==== Record excerpts ====

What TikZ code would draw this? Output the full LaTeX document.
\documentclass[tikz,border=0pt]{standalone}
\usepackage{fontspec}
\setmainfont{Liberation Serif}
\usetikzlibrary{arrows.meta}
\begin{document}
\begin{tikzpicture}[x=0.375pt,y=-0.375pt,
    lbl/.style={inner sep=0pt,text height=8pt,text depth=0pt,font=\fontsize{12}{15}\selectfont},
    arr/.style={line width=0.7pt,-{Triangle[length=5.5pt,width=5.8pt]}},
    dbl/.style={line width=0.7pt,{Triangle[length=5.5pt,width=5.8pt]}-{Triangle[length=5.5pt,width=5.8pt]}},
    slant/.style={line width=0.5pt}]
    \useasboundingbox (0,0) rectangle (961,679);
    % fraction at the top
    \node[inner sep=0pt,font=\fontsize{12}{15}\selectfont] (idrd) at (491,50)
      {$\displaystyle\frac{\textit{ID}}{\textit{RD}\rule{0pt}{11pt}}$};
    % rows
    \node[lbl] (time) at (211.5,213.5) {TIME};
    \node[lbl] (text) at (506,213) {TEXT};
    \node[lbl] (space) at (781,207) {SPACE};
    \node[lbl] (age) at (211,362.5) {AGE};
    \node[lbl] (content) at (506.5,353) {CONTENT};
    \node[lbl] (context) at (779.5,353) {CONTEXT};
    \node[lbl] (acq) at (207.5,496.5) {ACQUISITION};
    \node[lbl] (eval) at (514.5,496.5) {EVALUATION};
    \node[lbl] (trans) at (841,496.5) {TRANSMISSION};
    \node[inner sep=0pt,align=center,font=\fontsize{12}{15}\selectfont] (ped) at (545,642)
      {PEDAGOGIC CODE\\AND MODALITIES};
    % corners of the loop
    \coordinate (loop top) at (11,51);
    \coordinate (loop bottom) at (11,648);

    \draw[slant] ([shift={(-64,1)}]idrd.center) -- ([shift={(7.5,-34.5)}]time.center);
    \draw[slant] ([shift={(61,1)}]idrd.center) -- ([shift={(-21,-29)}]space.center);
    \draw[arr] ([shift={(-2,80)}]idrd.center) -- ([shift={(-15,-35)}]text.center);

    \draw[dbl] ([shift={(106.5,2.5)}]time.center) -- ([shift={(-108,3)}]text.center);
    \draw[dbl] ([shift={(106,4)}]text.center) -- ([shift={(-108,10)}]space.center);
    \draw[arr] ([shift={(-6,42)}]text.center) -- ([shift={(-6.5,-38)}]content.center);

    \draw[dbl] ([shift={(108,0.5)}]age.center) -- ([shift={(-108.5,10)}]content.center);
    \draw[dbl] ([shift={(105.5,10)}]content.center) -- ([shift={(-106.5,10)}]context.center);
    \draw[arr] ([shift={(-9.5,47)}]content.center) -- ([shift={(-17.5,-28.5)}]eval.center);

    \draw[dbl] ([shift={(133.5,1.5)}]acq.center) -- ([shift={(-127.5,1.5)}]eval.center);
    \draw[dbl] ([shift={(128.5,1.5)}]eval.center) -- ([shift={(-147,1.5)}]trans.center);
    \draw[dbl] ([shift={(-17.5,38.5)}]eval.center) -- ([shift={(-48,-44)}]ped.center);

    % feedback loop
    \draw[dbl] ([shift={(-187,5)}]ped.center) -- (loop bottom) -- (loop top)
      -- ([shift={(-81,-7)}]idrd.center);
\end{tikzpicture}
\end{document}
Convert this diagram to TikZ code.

====

### Given instruction
Copy all the records above exactly, missing none.

### Finished answer
What TikZ code would draw this? Output the full LaTeX document.
\documentclass[tikz,border=0pt]{standalone}
\usepackage{fontspec}
\setmainfont{Liberation Serif}
\usetikzlibrary{arrows.meta}
\begin{document}
\begin{tikzpicture}[x=0.375pt,y=-0.375pt,
    lbl/.style={inner sep=0pt,text height=8pt,text depth=0pt,font=\fontsize{12}{15}\selectfont},
    arr/.style={line width=0.7pt,-{Triangle[length=5.5pt,width=5.8pt]}},
    dbl/.style={line width=0.7pt,{Triangle[length=5.5pt,width=5.8pt]}-{Triangle[length=5.5pt,width=5.8pt]}},
    slant/.style={line width=0.5pt}]
    \useasboundingbox (0,0) rectangle (961,679);
    % fraction at the top
    \node[inner sep=0pt,font=\fontsize{12}{15}\selectfont] (idrd) at (491,50)
      {$\displaystyle\frac{\textit{ID}}{\textit{RD}\rule{0pt}{11pt}}$};
    % rows
    \node[lbl] (time) at (211.5,213.5) {TIME};
    \node[lbl] (text) at (506,213) {TEXT};
    \node[lbl] (space) at (781,207) {SPACE};
    \node[lbl] (age) at (211,362.5) {AGE};
    \node[lbl] (content) at (506.5,353) {CONTENT};
    \node[lbl] (context) at (779.5,353) {CONTEXT};
    \node[lbl] (acq) at (207.5,496.5) {ACQUISITION};
    \node[lbl] (eval) at (514.5,496.5) {EVALUATION};
    \node[lbl] (trans) at (841,496.5) {TRANSMISSION};
    \node[inner sep=0pt,align=center,font=\fontsize{12}{15}\selectfont] (ped) at (545,642)
      {PEDAGOGIC CODE\\AND MODALITIES};
    % corners of the loop
    \coordinate (loop top) at (11,51);
    \coordinate (loop bottom) at (11,648);

    \draw[slant] ([shift={(-64,1)}]idrd.center) -- ([shift={(7.5,-34.5)}]time.center);
    \draw[slant] ([shift={(61,1)}]idrd.center) -- ([shift={(-21,-29)}]space.center);
    \draw[arr] ([shift={(-2,80)}]idrd.center) -- ([shift={(-15,-35)}]text.center);

    \draw[dbl] ([shift={(106.5,2.5)}]time.center) -- ([shift={(-108,3)}]text.center);
    \draw[dbl] ([shift={(106,4)}]text.center) -- ([shift={(-108,10)}]space.center);
    \draw[arr] ([shift={(-6,42)}]text.center) -- ([shift={(-6.5,-38)}]content.center);

    \draw[dbl] ([shift={(108,0.5)}]age.center) -- ([shift={(-108.5,10)}]content.center);
    \draw[dbl] ([shift={(105.5,10)}]content.center) -- ([shift={(-106.5,10)}]context.center);
    \draw[arr] ([shift={(-9.5,47)}]content.center) -- ([shift={(-17.5,-28.5)}]eval.center);

    \draw[dbl] ([shift={(133.5,1.5)}]acq.center) -- ([shift={(-127.5,1.5)}]eval.center);
    \draw[dbl] ([shift={(128.5,1.5)}]eval.center) -- ([shift={(-147,1.5)}]trans.center);
    \draw[dbl] ([shift={(-17.5,38.5)}]eval.center) -- ([shift={(-48,-44)}]ped.center);

    % feedback loop
    \draw[dbl] ([shift={(-187,5)}]ped.center) -- (loop bottom) -- (loop top)
      -- ([shift={(-81,-7)}]idrd.center);
\end{tikzpicture}
\end{document}
Convert this diagram to TikZ code.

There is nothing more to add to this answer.